Better Technology is Probably Patentable

Better Things are Patentable

In a previous article, we fielded the perpetual question of what can I patent?  Although there are a variety of technical legal tests for patentability, a simple test simply asks whether the inventor made something better.  A better mousetrap is probably patentable.

Patent law allows an inventor to patent “anything under the sun made by man.”  But, the invention must be new and not obvious.  Understanding what makes an invention “new” is relatively straightforward:  An invention is “new” when it differs (in any way) from the existing technology.  However, the inventor only gets one year to file a patent application after disclosing the invention.

The most important hurdle to getting a patent is showing that it was not obvious at the time it was invented.  This area of patent law is probably the most confusing.  The legal test for nonobviousness comes from a 1966 Supreme Court case.  See Graham.  In short that test requires using all available evidence to step inside the inventor’s mind at the moment of invention.  Practically speaking, accurately elucidating a person’s thoughts years after the invention is difficult.

Courts, patent professionals, and legal scholars have always struggled with the obviousness doctrine.  Supreme Court Justice Scalia has called the doctrine “gobbledygook.”  Countless others have expressed difficulty with consistently applying the “test” for obviousness.

Something Better was probably Not Obvious.

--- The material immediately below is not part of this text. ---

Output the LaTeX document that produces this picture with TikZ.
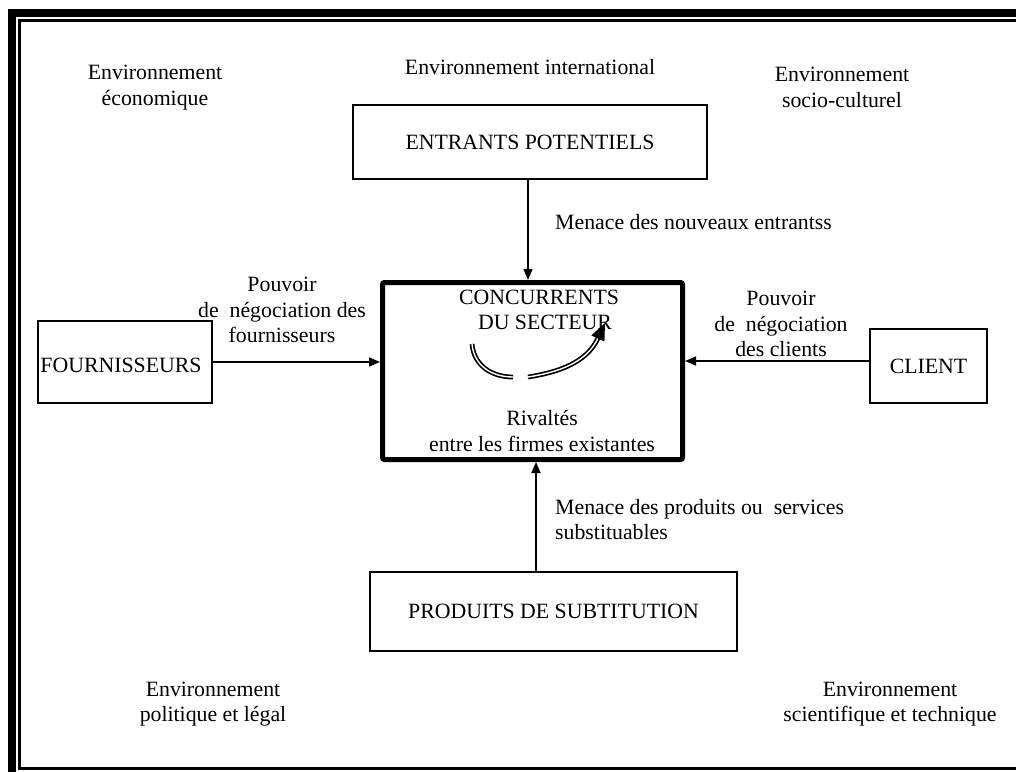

Asking whether an invention was better provides a useful back-of-the-envelope test for patentability.  Was the technology better when it was invented?  If it was better, it is probably patentable.  Here’s why:

  • A better technology implies that it is somehow different from the existing technology.  (Only different things can be better.  Otherwise they would be the same).
  • A truly better technology is unlikely to be “obvious.”  If it were obvious, why didn’t someone already do it?  In today’s world of rapid communication and innovation, better technology rarely lies dormant.  If someone invents a better mousetrap or a better website, that improved technology is quickly exploited.

Although the Better Test does not hold any legal significance, it does provide a simple framework for understanding patentability. (For the legal test see Graham).

For an inventor new to the patent system, the Better Test test should avoid contacting a patent attorney prematurely.  Generally speaking, it’s not worthwhile to pursue patenting something not better than the prior art.  Additionally, focussing on the points that makes an invention better will facilitate communication between the inventor and the patent professional.  (I often ask clients to list the most similar technology with a brief explanation of what their invention is different and better).  See Table of Differences.  Focusing on these points of innovation helps to draft strong claims that are allowed by the patent office.